┌──

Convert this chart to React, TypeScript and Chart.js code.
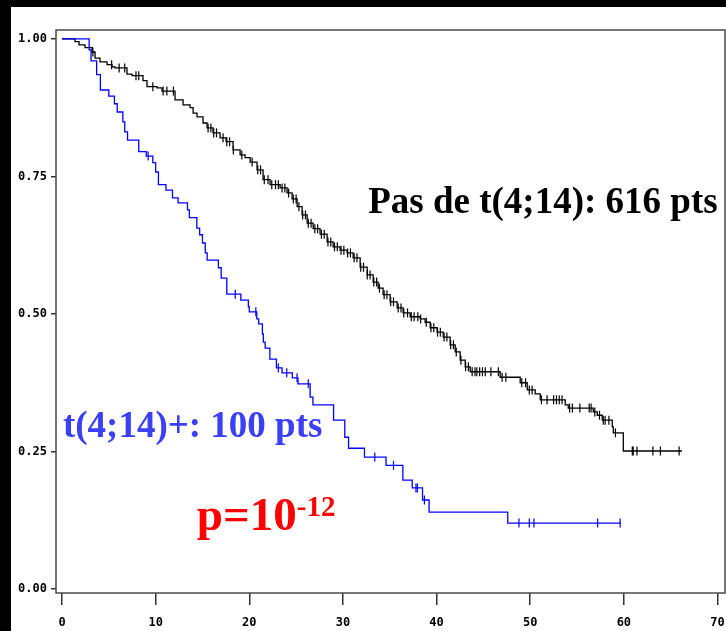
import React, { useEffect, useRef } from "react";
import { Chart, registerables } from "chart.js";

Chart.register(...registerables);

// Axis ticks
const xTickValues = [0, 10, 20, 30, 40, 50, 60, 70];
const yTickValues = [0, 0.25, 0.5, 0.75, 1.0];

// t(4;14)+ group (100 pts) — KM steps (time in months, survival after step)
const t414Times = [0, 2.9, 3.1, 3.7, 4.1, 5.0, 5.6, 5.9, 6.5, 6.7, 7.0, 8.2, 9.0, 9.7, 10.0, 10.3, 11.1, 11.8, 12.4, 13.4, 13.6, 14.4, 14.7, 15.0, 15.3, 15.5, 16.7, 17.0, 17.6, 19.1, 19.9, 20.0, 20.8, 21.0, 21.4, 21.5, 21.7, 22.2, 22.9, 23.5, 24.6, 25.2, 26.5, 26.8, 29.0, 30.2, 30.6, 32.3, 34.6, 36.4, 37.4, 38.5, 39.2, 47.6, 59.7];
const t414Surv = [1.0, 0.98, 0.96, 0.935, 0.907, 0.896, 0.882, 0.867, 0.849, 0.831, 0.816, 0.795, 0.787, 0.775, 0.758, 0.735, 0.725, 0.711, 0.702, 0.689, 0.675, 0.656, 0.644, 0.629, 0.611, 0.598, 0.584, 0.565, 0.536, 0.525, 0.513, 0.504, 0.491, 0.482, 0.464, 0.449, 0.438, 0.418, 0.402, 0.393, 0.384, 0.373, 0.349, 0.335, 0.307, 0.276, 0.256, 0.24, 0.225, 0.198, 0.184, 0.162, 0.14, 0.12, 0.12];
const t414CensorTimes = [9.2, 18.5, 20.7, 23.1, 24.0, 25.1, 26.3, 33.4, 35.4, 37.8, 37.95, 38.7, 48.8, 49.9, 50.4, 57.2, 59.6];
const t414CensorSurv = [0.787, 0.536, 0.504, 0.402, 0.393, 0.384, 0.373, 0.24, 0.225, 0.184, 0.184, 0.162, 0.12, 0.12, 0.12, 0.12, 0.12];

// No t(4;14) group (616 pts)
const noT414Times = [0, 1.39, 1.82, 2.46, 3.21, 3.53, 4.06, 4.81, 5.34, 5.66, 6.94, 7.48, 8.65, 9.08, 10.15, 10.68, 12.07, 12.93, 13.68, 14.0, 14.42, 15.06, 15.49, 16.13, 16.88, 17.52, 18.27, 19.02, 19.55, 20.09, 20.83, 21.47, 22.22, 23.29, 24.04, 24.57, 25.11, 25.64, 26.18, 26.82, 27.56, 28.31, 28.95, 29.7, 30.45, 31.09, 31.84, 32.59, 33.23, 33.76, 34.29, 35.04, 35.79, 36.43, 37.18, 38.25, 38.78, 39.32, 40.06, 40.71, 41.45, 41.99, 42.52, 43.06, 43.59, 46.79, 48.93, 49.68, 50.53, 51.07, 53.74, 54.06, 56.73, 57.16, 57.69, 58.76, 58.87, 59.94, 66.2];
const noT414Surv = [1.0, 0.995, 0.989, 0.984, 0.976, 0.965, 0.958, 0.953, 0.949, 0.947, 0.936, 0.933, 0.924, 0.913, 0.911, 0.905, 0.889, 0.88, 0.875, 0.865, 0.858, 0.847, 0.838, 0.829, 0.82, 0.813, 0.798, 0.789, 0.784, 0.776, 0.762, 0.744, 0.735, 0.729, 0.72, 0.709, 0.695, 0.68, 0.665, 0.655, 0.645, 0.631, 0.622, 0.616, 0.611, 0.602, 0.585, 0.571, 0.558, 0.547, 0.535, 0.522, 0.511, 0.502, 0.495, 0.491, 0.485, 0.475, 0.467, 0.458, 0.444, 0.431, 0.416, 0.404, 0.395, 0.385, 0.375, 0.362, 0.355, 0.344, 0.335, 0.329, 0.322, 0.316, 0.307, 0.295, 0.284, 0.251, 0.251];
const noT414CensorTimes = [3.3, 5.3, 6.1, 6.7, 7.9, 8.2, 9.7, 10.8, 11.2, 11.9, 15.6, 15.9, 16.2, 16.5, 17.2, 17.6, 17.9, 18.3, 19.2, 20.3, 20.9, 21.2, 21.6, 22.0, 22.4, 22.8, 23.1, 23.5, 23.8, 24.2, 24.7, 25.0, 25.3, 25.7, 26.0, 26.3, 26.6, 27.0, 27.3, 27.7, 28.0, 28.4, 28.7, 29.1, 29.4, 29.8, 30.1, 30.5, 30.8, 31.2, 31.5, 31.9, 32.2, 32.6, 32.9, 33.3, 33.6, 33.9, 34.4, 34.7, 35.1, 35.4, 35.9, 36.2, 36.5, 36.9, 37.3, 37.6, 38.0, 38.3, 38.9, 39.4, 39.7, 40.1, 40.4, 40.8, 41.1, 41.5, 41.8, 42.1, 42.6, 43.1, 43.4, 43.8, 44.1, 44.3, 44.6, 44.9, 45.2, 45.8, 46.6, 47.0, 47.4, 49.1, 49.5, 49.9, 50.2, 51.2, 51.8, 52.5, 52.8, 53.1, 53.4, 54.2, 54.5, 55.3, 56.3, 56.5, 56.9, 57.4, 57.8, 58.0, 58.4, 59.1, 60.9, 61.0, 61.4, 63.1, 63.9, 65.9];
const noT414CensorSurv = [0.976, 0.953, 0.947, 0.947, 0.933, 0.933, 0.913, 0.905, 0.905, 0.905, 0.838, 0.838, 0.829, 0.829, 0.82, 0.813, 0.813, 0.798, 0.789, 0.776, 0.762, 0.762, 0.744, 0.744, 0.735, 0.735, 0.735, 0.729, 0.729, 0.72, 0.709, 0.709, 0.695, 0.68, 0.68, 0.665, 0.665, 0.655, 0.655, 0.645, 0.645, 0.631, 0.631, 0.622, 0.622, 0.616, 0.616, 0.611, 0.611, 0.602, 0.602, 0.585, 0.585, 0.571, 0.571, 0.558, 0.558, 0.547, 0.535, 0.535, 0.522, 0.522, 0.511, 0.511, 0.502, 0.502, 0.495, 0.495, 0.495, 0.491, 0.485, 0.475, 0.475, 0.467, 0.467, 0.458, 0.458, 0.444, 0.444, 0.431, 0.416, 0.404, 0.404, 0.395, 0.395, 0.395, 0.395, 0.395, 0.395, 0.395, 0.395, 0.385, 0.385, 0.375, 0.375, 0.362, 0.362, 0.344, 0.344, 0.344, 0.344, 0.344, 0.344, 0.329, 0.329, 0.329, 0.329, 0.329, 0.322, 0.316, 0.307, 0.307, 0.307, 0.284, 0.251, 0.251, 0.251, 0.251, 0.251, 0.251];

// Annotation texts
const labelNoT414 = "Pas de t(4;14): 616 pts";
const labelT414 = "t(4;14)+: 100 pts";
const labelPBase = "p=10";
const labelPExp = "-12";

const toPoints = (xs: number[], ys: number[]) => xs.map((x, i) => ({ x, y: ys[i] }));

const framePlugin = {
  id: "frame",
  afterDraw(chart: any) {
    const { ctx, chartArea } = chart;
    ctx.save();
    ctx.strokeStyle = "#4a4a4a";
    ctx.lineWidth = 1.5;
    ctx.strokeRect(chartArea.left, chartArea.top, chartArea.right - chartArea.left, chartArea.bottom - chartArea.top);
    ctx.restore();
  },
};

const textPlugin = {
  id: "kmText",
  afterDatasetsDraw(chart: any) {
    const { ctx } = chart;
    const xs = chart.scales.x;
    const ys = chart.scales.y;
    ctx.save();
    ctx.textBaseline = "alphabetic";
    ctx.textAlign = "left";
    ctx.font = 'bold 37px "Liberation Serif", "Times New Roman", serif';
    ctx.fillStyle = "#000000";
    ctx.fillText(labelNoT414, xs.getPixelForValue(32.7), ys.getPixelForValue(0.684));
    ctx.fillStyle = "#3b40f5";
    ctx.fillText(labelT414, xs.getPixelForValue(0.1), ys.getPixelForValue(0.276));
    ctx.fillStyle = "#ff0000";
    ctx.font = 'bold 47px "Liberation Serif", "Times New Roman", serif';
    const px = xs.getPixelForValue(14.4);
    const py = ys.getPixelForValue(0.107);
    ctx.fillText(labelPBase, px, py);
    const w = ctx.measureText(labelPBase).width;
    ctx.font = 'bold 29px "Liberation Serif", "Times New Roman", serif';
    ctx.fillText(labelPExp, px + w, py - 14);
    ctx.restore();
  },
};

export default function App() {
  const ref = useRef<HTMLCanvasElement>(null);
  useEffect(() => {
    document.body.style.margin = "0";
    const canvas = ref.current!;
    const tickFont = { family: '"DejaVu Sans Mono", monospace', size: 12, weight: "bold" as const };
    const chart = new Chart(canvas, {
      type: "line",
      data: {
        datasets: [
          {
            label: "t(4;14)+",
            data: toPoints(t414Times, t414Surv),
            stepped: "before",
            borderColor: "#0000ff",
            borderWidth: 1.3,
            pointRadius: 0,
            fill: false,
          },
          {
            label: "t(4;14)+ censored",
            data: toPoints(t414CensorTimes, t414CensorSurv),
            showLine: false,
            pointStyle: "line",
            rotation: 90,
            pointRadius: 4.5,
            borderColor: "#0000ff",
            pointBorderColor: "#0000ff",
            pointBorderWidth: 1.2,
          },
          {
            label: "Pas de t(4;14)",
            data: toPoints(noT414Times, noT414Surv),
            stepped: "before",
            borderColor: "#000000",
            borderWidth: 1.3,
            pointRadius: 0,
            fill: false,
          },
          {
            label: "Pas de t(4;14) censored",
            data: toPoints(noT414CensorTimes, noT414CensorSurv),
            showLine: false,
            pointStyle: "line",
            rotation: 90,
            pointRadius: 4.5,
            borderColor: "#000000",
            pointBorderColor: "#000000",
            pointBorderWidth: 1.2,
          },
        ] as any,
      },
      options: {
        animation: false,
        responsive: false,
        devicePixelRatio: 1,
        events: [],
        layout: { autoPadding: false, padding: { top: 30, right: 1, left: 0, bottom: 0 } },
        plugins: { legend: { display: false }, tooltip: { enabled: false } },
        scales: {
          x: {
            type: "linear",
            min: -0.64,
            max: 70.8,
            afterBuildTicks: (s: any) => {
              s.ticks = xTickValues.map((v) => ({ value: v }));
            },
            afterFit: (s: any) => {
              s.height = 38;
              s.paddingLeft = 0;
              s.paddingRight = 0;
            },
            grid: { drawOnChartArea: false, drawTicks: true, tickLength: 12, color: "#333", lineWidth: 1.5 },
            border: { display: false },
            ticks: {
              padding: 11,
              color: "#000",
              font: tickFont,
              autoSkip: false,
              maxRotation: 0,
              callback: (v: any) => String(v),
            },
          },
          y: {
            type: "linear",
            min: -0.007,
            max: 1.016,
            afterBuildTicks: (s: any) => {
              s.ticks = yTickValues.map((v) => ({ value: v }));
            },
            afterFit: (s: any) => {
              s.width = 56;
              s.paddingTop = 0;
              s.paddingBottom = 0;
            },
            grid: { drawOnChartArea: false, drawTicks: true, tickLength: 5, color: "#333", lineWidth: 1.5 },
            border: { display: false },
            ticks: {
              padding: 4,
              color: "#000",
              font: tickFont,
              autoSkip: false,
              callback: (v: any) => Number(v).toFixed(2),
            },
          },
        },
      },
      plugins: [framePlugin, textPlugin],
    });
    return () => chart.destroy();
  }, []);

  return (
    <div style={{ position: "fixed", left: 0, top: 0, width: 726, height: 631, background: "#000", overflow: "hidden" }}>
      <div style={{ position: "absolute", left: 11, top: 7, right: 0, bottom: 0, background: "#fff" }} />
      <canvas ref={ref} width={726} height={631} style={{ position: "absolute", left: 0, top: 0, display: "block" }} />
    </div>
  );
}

└──

Objective:
Skip the pictures, please, and transcribe only the lines from the beginning of the material through the one that contains "const yTickValues = [0, 0.25, 0.5, 0.75, 1.0];".

Output for this exercise:
Convert this chart to React, TypeScript and Chart.js code.
import React, { useEffect, useRef } from "react";
import { Chart, registerables } from "chart.js";

Chart.register(...registerables);

// Axis ticks
const xTickValues = [0, 10, 20, 30, 40, 50, 60, 70];
const yTickValues = [0, 0.25, 0.5, 0.75, 1.0];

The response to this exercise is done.